## WHAT NEEDS TO BE DONE
The lines from the top of the material below through the line containing "import * as" are to be printed exactly, with pictures omitted.

START DATASET CONTENT

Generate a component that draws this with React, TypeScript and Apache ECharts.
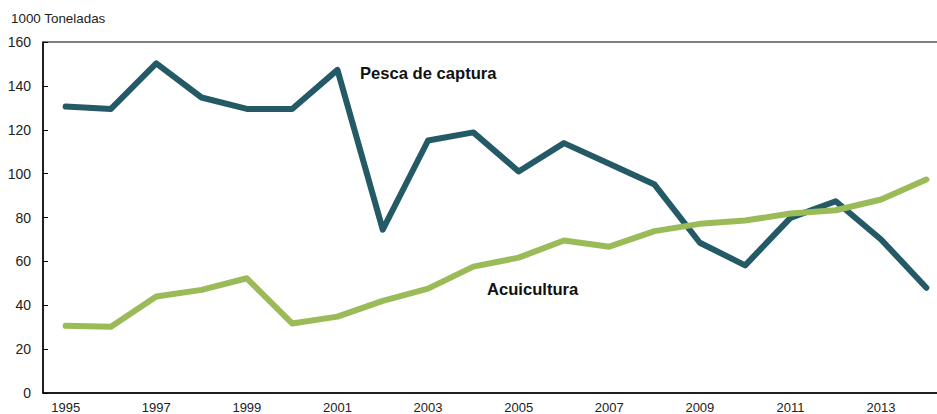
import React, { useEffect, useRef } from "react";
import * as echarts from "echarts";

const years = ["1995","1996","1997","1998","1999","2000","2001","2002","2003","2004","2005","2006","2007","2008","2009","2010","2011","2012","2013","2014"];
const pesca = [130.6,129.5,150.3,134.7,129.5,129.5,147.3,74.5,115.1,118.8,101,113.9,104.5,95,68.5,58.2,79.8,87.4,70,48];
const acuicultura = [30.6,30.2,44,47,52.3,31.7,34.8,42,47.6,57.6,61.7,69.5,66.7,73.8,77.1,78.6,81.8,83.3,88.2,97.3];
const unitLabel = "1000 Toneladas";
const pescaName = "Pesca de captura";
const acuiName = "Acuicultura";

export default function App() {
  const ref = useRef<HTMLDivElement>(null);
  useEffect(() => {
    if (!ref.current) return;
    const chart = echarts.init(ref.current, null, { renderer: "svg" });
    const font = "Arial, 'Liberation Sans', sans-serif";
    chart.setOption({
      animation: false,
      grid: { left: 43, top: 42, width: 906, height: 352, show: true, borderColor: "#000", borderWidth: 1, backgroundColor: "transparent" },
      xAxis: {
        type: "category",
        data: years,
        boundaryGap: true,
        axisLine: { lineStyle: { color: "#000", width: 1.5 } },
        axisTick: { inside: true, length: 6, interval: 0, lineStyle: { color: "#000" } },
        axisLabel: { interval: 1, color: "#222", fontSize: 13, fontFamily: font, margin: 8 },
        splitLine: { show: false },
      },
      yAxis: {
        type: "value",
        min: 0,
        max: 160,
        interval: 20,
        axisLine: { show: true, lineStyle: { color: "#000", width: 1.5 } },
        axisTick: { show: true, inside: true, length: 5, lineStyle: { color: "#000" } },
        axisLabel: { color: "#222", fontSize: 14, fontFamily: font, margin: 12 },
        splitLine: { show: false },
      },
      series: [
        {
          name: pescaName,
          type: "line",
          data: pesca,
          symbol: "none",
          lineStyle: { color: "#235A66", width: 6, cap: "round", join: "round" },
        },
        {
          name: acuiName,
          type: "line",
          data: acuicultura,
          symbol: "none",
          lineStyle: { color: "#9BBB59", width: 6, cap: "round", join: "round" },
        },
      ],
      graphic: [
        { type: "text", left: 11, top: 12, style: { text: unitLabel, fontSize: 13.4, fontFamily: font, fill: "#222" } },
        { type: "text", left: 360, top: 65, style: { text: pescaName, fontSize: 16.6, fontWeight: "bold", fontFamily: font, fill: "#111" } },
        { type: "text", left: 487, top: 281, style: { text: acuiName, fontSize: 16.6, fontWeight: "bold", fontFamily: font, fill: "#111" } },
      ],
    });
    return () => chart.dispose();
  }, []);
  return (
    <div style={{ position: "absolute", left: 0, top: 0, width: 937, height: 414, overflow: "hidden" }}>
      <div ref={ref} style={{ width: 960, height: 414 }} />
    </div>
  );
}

END DATASET CONTENT

## FINISHED EXERCISE
Generate a component that draws this with React, TypeScript and Apache ECharts.
import React, { useEffect, useRef } from "react";
import * as echarts from "echarts";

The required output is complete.